### What you will do
The line containing "return v / W" marks the end: extract everything from the first line of the data through that line, exactly, with no pictures.

### Supplied data
"""

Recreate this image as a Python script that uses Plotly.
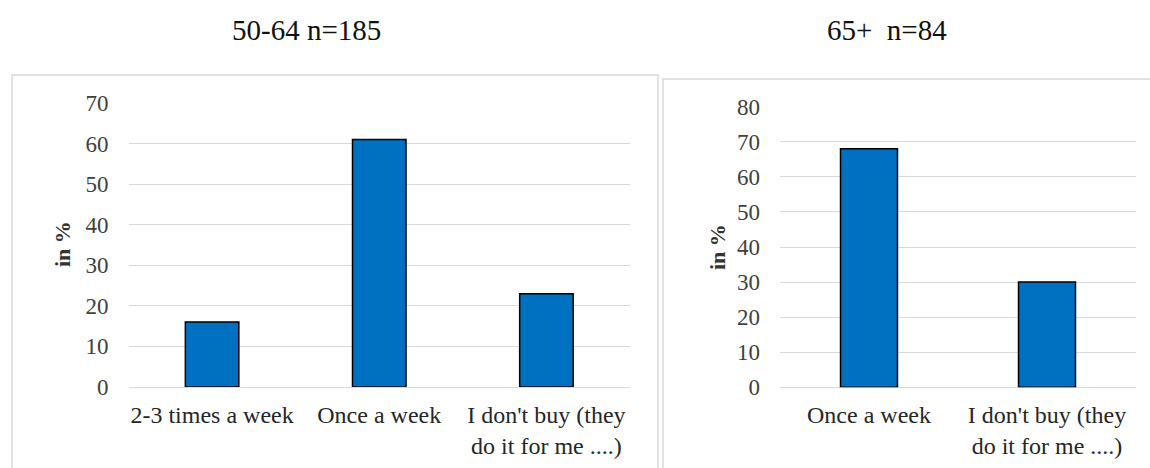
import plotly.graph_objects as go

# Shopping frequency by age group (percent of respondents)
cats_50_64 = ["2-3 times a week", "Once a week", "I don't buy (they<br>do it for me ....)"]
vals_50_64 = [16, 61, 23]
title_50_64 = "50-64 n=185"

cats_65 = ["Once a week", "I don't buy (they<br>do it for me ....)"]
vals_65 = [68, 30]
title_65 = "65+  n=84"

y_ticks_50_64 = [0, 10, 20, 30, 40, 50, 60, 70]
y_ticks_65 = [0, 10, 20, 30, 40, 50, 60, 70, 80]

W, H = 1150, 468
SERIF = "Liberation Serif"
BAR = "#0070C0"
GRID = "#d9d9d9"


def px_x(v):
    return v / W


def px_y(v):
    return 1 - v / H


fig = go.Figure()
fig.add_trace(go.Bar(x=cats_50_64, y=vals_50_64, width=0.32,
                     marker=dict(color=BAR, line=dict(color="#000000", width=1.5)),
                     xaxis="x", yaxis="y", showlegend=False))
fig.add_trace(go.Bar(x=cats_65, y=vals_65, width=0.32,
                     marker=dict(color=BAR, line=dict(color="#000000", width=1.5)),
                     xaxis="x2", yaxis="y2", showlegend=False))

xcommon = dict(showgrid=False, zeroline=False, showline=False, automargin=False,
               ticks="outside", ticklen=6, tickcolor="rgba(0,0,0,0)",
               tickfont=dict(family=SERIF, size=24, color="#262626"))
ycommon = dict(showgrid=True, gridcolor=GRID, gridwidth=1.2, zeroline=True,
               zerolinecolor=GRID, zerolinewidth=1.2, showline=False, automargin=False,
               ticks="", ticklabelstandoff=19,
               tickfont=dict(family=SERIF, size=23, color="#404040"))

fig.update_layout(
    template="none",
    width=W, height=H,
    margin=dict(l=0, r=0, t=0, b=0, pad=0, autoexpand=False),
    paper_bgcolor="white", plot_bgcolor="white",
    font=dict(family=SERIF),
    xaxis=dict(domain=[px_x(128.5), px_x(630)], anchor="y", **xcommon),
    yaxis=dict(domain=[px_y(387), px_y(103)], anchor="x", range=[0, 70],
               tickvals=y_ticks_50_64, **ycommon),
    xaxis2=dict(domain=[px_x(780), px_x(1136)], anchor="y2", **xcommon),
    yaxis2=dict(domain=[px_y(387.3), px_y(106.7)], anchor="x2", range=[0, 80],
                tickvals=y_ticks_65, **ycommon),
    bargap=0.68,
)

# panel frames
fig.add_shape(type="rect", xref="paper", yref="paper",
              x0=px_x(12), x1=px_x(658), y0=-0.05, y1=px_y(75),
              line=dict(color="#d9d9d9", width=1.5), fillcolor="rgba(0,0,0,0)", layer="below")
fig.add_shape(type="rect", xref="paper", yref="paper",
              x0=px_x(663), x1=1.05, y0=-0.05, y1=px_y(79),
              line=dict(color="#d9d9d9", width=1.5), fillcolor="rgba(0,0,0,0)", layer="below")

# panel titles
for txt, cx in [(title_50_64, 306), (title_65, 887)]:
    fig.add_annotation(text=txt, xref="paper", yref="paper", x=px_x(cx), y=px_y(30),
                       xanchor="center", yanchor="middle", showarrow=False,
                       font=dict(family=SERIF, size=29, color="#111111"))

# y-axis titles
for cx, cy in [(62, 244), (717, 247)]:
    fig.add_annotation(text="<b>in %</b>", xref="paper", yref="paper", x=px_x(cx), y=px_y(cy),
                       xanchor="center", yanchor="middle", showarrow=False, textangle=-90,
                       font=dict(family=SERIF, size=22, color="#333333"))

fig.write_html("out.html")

"""

### Task response
Recreate this image as a Python script that uses Plotly.
import plotly.graph_objects as go

# Shopping frequency by age group (percent of respondents)
cats_50_64 = ["2-3 times a week", "Once a week", "I don't buy (they<br>do it for me ....)"]
vals_50_64 = [16, 61, 23]
title_50_64 = "50-64 n=185"

cats_65 = ["Once a week", "I don't buy (they<br>do it for me ....)"]
vals_65 = [68, 30]
title_65 = "65+  n=84"

y_ticks_50_64 = [0, 10, 20, 30, 40, 50, 60, 70]
y_ticks_65 = [0, 10, 20, 30, 40, 50, 60, 70, 80]

W, H = 1150, 468
SERIF = "Liberation Serif"
BAR = "#0070C0"
GRID = "#d9d9d9"


def px_x(v):
    return v / W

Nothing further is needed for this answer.